▶ [YOUR OBJECTIVE]: Give back exactly the lines from the beginning of the listing below to the line holding "0.068, 0.024, 0.010]", both ends included; the pictures stay out.

▶ [GIVEN MATERIAL]:
--- begin ---

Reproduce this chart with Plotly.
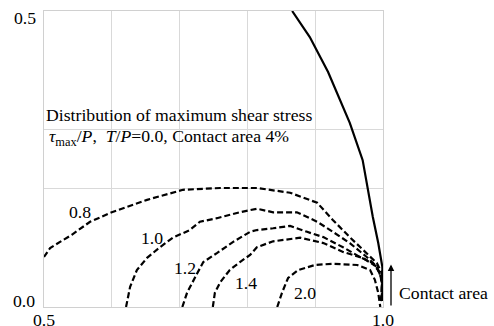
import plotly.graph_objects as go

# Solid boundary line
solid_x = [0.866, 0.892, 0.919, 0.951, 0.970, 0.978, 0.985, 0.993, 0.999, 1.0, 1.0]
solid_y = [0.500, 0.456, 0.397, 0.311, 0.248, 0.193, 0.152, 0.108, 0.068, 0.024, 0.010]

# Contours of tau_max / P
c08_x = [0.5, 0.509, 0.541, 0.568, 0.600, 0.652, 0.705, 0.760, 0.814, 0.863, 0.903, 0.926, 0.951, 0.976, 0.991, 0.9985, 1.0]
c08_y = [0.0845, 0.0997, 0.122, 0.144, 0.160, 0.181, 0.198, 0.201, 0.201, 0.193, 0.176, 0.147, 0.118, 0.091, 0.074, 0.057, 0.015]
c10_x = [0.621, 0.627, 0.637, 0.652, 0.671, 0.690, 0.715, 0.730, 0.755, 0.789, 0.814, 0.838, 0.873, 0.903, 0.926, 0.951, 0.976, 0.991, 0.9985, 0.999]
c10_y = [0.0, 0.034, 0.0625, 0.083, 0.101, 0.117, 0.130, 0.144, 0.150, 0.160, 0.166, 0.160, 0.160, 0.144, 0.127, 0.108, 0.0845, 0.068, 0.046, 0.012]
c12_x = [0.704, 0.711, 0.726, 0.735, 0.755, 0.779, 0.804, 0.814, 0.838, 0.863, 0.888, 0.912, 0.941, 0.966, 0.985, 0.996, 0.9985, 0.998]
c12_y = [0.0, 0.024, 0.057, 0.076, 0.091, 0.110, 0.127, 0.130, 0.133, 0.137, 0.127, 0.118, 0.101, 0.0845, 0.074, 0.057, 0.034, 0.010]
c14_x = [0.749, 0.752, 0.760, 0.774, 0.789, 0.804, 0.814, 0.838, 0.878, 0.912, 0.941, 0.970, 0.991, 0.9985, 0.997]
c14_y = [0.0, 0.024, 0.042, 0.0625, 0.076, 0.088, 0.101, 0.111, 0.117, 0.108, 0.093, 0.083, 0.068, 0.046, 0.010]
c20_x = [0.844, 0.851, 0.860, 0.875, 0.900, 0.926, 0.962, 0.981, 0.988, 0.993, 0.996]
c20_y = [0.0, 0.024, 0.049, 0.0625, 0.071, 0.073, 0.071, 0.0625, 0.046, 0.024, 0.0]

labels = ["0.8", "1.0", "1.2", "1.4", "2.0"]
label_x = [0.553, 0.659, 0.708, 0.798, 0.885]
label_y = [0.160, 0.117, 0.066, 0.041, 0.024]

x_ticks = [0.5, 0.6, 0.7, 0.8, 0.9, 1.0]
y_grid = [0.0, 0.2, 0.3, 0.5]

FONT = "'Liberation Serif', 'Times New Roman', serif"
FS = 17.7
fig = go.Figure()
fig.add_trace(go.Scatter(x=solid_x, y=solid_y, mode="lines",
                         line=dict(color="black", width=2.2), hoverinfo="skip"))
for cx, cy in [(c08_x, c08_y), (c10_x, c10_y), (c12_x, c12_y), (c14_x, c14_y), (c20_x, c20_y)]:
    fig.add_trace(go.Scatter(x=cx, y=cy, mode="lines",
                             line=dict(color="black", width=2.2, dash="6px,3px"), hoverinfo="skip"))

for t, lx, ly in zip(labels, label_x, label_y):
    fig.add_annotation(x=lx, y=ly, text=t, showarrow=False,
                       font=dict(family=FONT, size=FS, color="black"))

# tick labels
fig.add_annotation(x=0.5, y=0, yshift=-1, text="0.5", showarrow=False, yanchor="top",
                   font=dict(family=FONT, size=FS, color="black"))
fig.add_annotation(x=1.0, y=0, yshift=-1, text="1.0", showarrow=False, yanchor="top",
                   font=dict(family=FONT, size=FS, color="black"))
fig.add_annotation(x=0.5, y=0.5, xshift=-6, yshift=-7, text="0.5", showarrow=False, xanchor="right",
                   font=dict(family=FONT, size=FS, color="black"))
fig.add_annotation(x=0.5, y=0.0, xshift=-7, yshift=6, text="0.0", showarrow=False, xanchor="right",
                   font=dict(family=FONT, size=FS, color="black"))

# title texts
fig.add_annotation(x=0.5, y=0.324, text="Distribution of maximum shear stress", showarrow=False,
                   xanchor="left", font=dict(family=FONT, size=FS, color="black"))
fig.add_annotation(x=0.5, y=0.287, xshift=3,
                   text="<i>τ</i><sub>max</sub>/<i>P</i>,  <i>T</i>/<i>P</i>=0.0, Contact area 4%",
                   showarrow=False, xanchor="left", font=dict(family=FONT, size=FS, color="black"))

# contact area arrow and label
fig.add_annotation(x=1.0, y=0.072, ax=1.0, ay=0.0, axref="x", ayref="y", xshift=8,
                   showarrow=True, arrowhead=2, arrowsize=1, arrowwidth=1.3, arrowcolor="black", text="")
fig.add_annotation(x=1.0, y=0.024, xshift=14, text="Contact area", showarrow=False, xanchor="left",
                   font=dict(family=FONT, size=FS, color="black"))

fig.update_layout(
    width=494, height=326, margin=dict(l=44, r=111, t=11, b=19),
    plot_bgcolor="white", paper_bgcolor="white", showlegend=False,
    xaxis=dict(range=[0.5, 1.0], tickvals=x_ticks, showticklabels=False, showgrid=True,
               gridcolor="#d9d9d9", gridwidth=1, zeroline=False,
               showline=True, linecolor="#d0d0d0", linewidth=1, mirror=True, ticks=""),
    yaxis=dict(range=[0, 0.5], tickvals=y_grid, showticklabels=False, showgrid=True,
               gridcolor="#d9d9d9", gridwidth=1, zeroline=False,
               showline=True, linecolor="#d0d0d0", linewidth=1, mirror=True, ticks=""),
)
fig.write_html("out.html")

--- end ---

▶ [FULL OUTPUT]:
Reproduce this chart with Plotly.
import plotly.graph_objects as go

# Solid boundary line
solid_x = [0.866, 0.892, 0.919, 0.951, 0.970, 0.978, 0.985, 0.993, 0.999, 1.0, 1.0]
solid_y = [0.500, 0.456, 0.397, 0.311, 0.248, 0.193, 0.152, 0.108, 0.068, 0.024, 0.010]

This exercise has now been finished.